Но что таить: гребень волны моих театральных успехов был так высок, я был настолько вовлечен в стремительный жизненный поток, так жадно пил эту жизнь, что и горе быстро уступило место этому потоку, который нес меня, как вырвавшегося весной на волю щенка. Поток этот нес меня еще и при жизни матери. Я позволял ей или, вернее, не позволял на словах, а на деле все же допускал, чтобы она таскала на шестой этаж дрова и мешки мороженой картошки в голодные и холодные годы, в то время как я «занимался искусством». Ведь я мог на деле не допустить, чтобы она беззаветно растрачивала последние силы, которые так были нужны в борьбе с болезнью. И чем дальше шла моя жизнь, тем неспокойней становилась совесть при воспоминаниях о матери, о ее беззаветной любви и заботах.
Она сделала все, чтобы не потерять меня во время моей болезни, делала сама, своими слабыми руками, переворачивала меня в постели, изнемогая и подтачивая свои слабые силы, сидела бесконечными ночами над моей кроватью – и победила.
Так ли ответил ей я? Нет, не так. Жизнь звала меня на улицу, в «Эрмитаж», на пляж, в театр, и я не мог пожертвовать одним месяцем, чтобы беззаветно ходить за ней и сделать все для того, чтобы продлить ее родное дыхание.
Правда, я ухаживал за ней, бегал за докторами, достал ей сиделку.

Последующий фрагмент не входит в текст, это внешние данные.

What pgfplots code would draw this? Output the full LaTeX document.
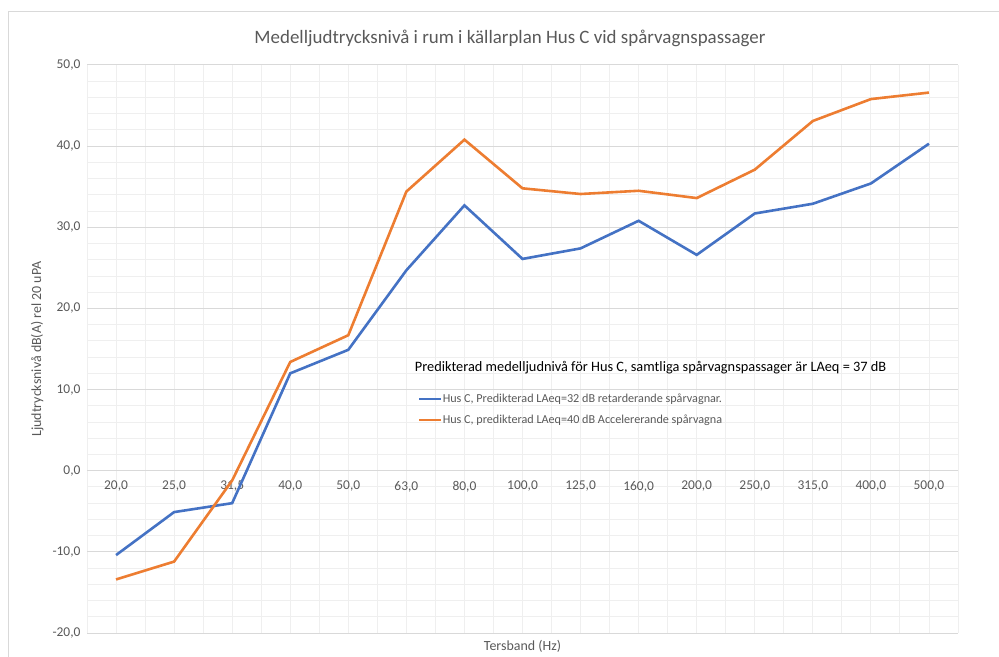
\documentclass[border=0pt]{standalone}
\usepackage{pgfplots}
\pgfplotsset{compat=1.18}
\usepackage{fontspec}
\setmainfont{Carlito}
\definecolor{cblue}{HTML}{4472C4}
\definecolor{corange}{HTML}{ED7D31}
\definecolor{tgray}{HTML}{595959}
\definecolor{majgrid}{HTML}{D9D9D9}
\definecolor{mingrid}{HTML}{EFEFEF}
\begin{document}
\begin{tikzpicture}
\path[use as bounding box] (0bp,0bp) rectangle (999bp,657bp);
\draw[majgrid, line width=1bp] (8bp,0bp) -- (8bp,645bp) -- (999bp,645bp);
\node[font=\fontsize{19}{21}\selectfont, text=tgray] at (510bp,619bp) {Medelljudtrycksnivå i rum i källarplan Hus C vid spårvagnspassager};
\begin{axis}[
  at={(87bp,24bp)}, anchor=south west,
  scale only axis, width=871bp, height=568bp,
  xmin=-0.5, xmax=14.5, ymin=-20, ymax=50,
  axis x line=middle, axis y line=left,
  x axis line style={draw=majgrid, line width=1bp, -},
  y axis line style={draw=none, -},
  xtick={0,...,14},
  xticklabels={20{,}0,25{,}0,31{,}5,40{,}0,50{,}0,63{,}0,80{,}0,100{,}0,125{,}0,160{,}0,200{,}0,250{,}0,315{,}0,400{,}0,500{,}0},
  minor xtick={-0.5,0.5,...,14.5},
  ytick={-20,-10,...,50},
  minor ytick={-18,-16,...,48},
  major tick length=0pt, minor tick length=0pt,
  xmajorgrids, xminorgrids, ymajorgrids, yminorgrids,
  x grid style={mingrid, line width=0.9bp},
  minor x grid style={mingrid, line width=0.9bp},
  y grid style={majgrid, line width=1bp},
  minor y grid style={mingrid, line width=0.9bp},
  tick label style={font=\fontsize{13.5}{15}\selectfont, text=tgray},
  xticklabel style={yshift=-7bp},
  yticklabel style={xshift=-3bp},
  yticklabel={\pgfmathprintnumber[fixed,fixed zerofill,precision=1,use comma,assume math mode=true]{\tick}},
  xlabel={Tersband (Hz)},
  xlabel style={font=\fontsize{14}{16}\selectfont, text=tgray, at={(rel axis cs:0.5,0)}, anchor=north, yshift=-4bp},
  ylabel={Ljudtrycksnivå dB(A) rel 20 uPA},
  ylabel style={font=\fontsize{14}{16}\selectfont, text=tgray, at={(rel axis cs:0,0.5)}, yshift=40bp, anchor=south},
  legend style={at={(rel axis cs:0.38,0.425)}, anchor=north west, draw=none, fill=none,
    font=\fontsize{12.2}{14}\selectfont, text=tgray, row sep=7bp, inner sep=0pt,
    /tikz/every even column/.append style={column sep=0pt}},
  legend cell align=left,
  legend image code/.code={\draw[#1, line width=2.6bp] (0bp,0bp) -- (22bp,0bp);},
  clip=false,
]
\addplot[cblue, line width=2.6bp] coordinates {
(0,-10.4) (1,-5.1) (2,-4.0) (3,12.0) (4,14.9) (5,24.7) (6,32.7) (7,26.1) (8,27.4) (9,30.8) (10,26.6) (11,31.7) (12,32.9) (13,35.4) (14,40.3)};
\addlegendentry{\hspace{-2bp}Hus C, Predikterad LAeq=32 dB retarderande spårvagnar.}
\addplot[corange, line width=2.6bp] coordinates {
(0,-13.4) (1,-11.2) (2,-1.2) (3,13.4) (4,16.7) (5,34.4) (6,40.8) (7,34.8) (8,34.1) (9,34.5) (10,33.6) (11,37.1) (12,43.1) (13,45.8) (14,46.6)};
\addlegendentry{\hspace{-2bp}Hus C, predikterad LAeq=40 dB Accelererande spårvagna}
\node[font=\fontsize{14.4}{16}\selectfont, text=black, anchor=west] at (rel axis cs:0.3724,0.467) {Predikterad medelljudnivå för Hus C, samtliga spårvagnspassager är LAeq = 37 dB};
\end{axis}
\end{tikzpicture}
\end{document}
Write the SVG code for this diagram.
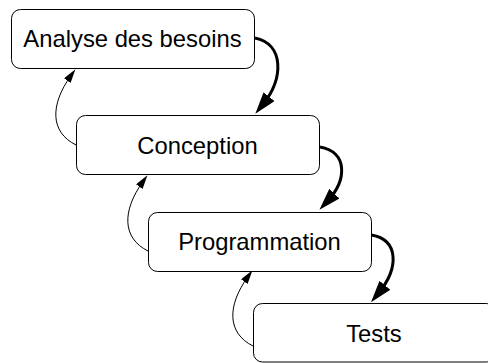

Но потом, после ее смерти, вспоминая мать и задавая себе вопрос: все ли я сделал для нее, все ли я делал так, как она делала для меня? – должен был ответить: нет, далеко не все…
В то время я даже не сознавал моей вины и только потом стал все больше и больше задумываться над жестоким эгоизмом юности.
Но что было и прошло, того уже не воротишь и не исправишь.